Maybe it would be convenient to have such an option (to regenerate or reset the xmlsitemap "manually") within XML Sitemap module itself (some admin setting or button or so).
#19
Hi,
First off I've set status to active because having had the same problem I'm certain it's not a duplicate of #198173. That issue was about the time it takes to do a large (usually first time) update. This is about xmlsitemap not picking up changes to url alias made by pathauto. Apologies if I've violated protocol but I'm a newbie.
Secondly, I don't think that xmlsitemap_pathauto and xmlsitemap_fix_aliases in 12# and 18# are a complete fix. The former worked for me the first time I tried it but then a bit of pathauto shenanigans later (deleting aliases and recreating via pathauto bulk update) and I was back where I started with xmlsitemap_pathauto proving completely ineffective.
The problem is that the xmlsitemap_node table (and xmlsitemap_term I presume) is not updated when pathauto does a bulk update. The xmlsitemap_pathauto module fixes this for nodes that have never been aliased but if like me you've deleted and bulk updated then the old pids in xmlsitemap_node table are all out of sync and don't get updated.
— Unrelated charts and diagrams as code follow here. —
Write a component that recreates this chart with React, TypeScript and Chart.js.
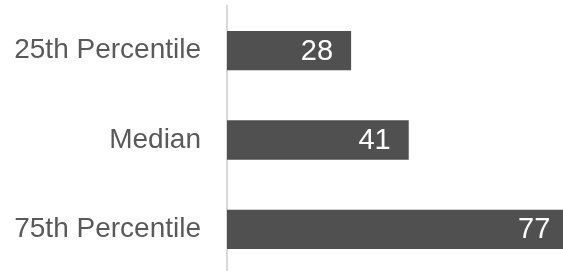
import React, { useEffect, useRef } from "react";
import { Chart, registerables } from "chart.js";

Chart.register(...registerables);

const categories = ["25th Percentile", "Median", "75th Percentile"];
const values = [28, 41, 77];

const valueLabelPlugin = {
  id: "valueLabels",
  afterDatasetsDraw(chart: any) {
    const ctx = chart.ctx;
    const meta = chart.getDatasetMeta(0);
    ctx.save();
    ctx.font = "29px 'Liberation Sans', Arial, sans-serif";
    ctx.fillStyle = "#ffffff";
    ctx.textAlign = "right";
    ctx.textBaseline = "middle";
    meta.data.forEach((bar: any, i: number) => {
      ctx.fillText(String(values[i]), bar.x - 18, bar.y + 1);
    });
    ctx.restore();
  },
};

export default function App() {
  const ref = useRef<HTMLCanvasElement>(null);
  useEffect(() => {
    document.body.style.margin = "0";
    const chart = new Chart(ref.current!, {
      type: "bar",
      data: {
        labels: categories,
        datasets: [
          {
            data: values,
            backgroundColor: "#505050",
            borderWidth: 0,
            categoryPercentage: 1,
            barPercentage: 0.44,
          },
        ],
      },
      options: {
        indexAxis: "y",
        animation: false,
        responsive: true,
        maintainAspectRatio: false,
        layout: { padding: { top: 6, bottom: 6, right: 0, left: 0 } },
        plugins: { legend: { display: false }, tooltip: { enabled: false } },
        scales: {
          x: { display: false, min: 0, max: 75.8 },
          y: {
            grid: {
              display: true,
              drawOnChartArea: false,
              drawTicks: true,
              tickLength: 26,
              color: "rgba(0,0,0,0)",
            },
            border: { display: true, color: "#d9d9d9", width: 2 },
            ticks: {
              color: "#595959",
              padding: 0,
              font: { family: "'Liberation Sans', Arial, sans-serif", size: 28, lineHeight: 0.4 },
            },
            afterFit(scale: any) {
              scale.width = 227;
            },
          },
        },
      },
      plugins: [valueLabelPlugin],
    });
    return () => chart.destroy();
  }, []);
  return (
    <div style={{ position: "absolute", left: 0, top: 0, width: 563, height: 280 }}>
      <canvas ref={ref} />
    </div>
  );
}
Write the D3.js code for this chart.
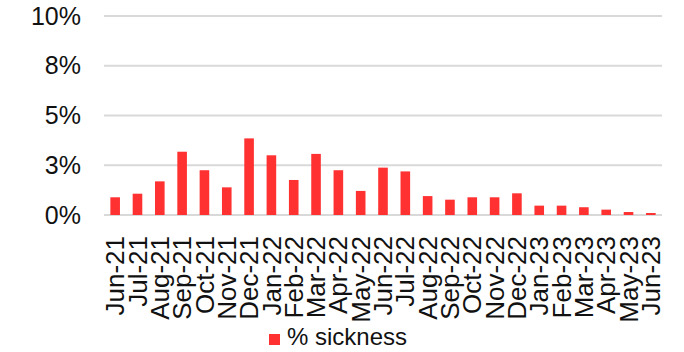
<!DOCTYPE html>
<html>
<head>
<meta charset="utf-8">
<script src="https://cdn.jsdelivr.net/npm/d3@7"></script>
<style>
  html, body { margin: 0; padding: 0; background: #fff; }
  svg { display: block; }
  text { font-family: "Liberation Sans", Arial, sans-serif; fill: #111; }
</style>
</head>
<body>
<div id="chart"></div>
<script>
const categories = ["Jun-21","Jul-21","Aug-21","Sep-21","Oct-21","Nov-21","Dec-21",
  "Jan-22","Feb-22","Mar-22","Apr-22","May-22","Jun-22","Jul-22","Aug-22","Sep-22",
  "Oct-22","Nov-22","Dec-22","Jan-23","Feb-23","Mar-23","Apr-23","May-23","Jun-23"];
const sickness = [0.89,1.07,1.69,3.18,2.25,1.39,3.85,3.0,1.76,3.07,2.25,1.21,2.38,
  2.19,0.95,0.77,0.89,0.89,1.09,0.47,0.47,0.39,0.27,0.15,0.10];
const tickValues = [0, 2.5, 5, 7.5, 10];
const tickLabels = ["0%", "3%", "5%", "8%", "10%"];
const seriesName = "% sickness";

const W = 684, H = 352;
const svg = d3.select("#chart").append("svg").attr("width", W).attr("height", H);

const x = d3.scaleBand().domain(categories).range([104, 662]).paddingInner(0.57).paddingOuter(0.285);
const y = d3.scaleLinear().domain([0, 10]).range([215, 16]);

// gridlines
svg.append("g").selectAll("line").data(tickValues).join("line")
  .attr("x1", 104).attr("x2", 662)
  .attr("y1", d => y(d)).attr("y2", d => y(d))
  .attr("stroke", "#d9d9d9").attr("stroke-width", 2);

// y axis labels
const yAxis = d3.axisLeft(y).tickValues(tickValues)
  .tickFormat((d, i) => tickLabels[i]).tickSize(0).tickPadding(0);
const gy = svg.append("g").attr("transform", "translate(81,0)").call(yAxis);
gy.select(".domain").remove();
gy.selectAll("text").attr("font-size", 25).attr("fill", "#111")
  .attr("font-family", "'Liberation Sans', Arial, sans-serif");

// bars
svg.append("g").selectAll("rect").data(sickness).join("rect")
  .attr("x", (d, i) => x(categories[i]))
  .attr("width", x.bandwidth())
  .attr("y", d => y(d))
  .attr("height", d => y(0) - y(d))
  .attr("fill", "#ff3131");

// x axis labels
const xAxis = d3.axisBottom(x).tickSize(0).tickPadding(0);
const gx = svg.append("g").attr("transform", "translate(0,236)").call(xAxis);
gx.select(".domain").remove();
gx.selectAll("text")
  .attr("font-size", 26).attr("fill", "#111")
  .attr("font-family", "'Liberation Sans', Arial, sans-serif")
  .attr("text-anchor", "end")
  .attr("transform", "rotate(-90)")
  .attr("x", 0).attr("y", 0).attr("dy", "0.35em");

// legend
const lg = svg.append("g");
lg.append("rect").attr("x", 269).attr("y", 334).attr("width", 11).attr("height", 11).attr("fill", "#ff3131");
lg.append("text").attr("x", 287).attr("y", 345).attr("font-size", 24).text(seriesName);
</script>
</body>
</html>
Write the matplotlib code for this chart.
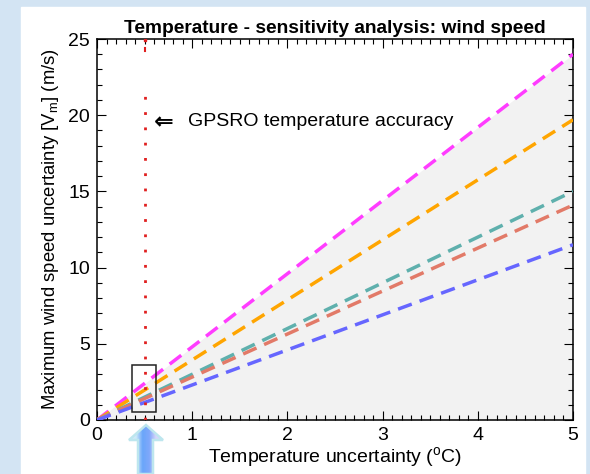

The proper fix I imagine is to patch the xmlsitemap_node_cron hook in xmlsitemap_node.module (same for xmlsitemap_term) to update any rows with invalid pids (i.e. pids that don't exist in the url_alias table) and safest to check that the dst corresponds to the nid/tid (just in case the pid sequence got reset?!?).
As for a workaround I'd say that nicholasThompsons approach in 8# is closest to the mark.
More apologies for not providing a patch but I'm up against it at the mo...
#20
Ooops! I was a bit hasty in saying that the xmlsitemap_node was not updated after a bulk pathauto update. It is, but the sql that does it in the cron_hook only updates rows with NULL pids and sits in the if block so it only runs if there's a new alias (which may explain the apparently random behaviour reported here and elsewhere). I propose that changing the WHERE clause to 'WHERE xn.pid <> ua.pid' should do the trick... and bringing the update statements out of the if block.
A few minutes later and I've tried this (with mysql only) and it works. Here's my diff from the 5.x-1.6 version:
@@ -362,6 +362,8 @@* Implementation of hook_cron().
*/
function xmlsitemap_node_cron() {
+ $updated = FALSE;
+
if (db_result(db_query_range("SELECT COUNT(*) FROM {node} n LEFT JOIN {xmlsitemap_node} xn ON xn.nid = n.nid WHERE xn.nid IS NULL", 0, 1))) {
$query = "
INSERT INTO {xmlsitemap_node} (nid, last_changed, last_comment, previous_comment)
@@ -373,25 +375,30 @@
GROUP BY n.nid, n.changed, s.last_comment_timestamp
";
db_query($query);
- switch ($GLOBALS['db_type']) {
- case 'mysql':
- case 'mysqli':
- db_query("
- UPDATE {xmlsitemap_node} xn INNER JOIN {url_alias} ua
- ON ua.src = CONCAT('node/', CAST(xn.nid AS CHAR))
- SET xn.pid = ua.pid
- WHERE xn.pid IS NULL
- ");
- break;
- case 'pgsql':
- db_query("
- UPDATE {xmlsitemap_node}
- SET pid = {url_alias}.pid
- FROM {url_alias}
- WHERE {url_alias}.src = CONCAT('node/', CAST(nid AS VARCHAR)) AND {xmlsitemap_node}.pid IS NULL
- ");
- break;
- }
+ $updated = TRUE;
+ }
+
+ switch ($GLOBALS['db_type']) {
+ case 'mysql':
+ case 'mysqli':
+ $query = "
+ UPDATE {xmlsitemap_node} xn INNER JOIN {url_alias} ua
+ ON ua.src = CONCAT('node/', CAST(xn.nid AS CHAR))
+ SET xn.pid = ua.pid
+ WHERE xn.pid <> ua.pid
+ ";
+ break;
+ case 'pgsql':
+ $query = "
+ UPDATE {xmlsitemap_node}
+ SET pid = {url_alias}.pid
+ FROM {url_alias}
+ WHERE {url_alias}.src = CONCAT('node/', CAST(nid AS VARCHAR)) AND {xmlsitemap_node}.pid <> {url_alias}.pid
+ ";
+ break;
+ }
+
+ if ($updated || db_affected_rows(db_query($query))) {
xmlsitemap_update_sitemap();
}
}
#21
I updated the referring version for the issue. If you still have the 5.1.4, update to 5.1.6.
Anyway, new code and fixes will be just added to 5.x-2.x-dev which is the base for the future 5.2.0 version.
#22
#23
I report here a way to solve the issue, taken by #202923: path URL alias not getting through to sitemap.
#24
I am setting this report to fixed as it has not received any feedbacks.
#25
Automatically closed -- issue fixed for 2 weeks with no activity.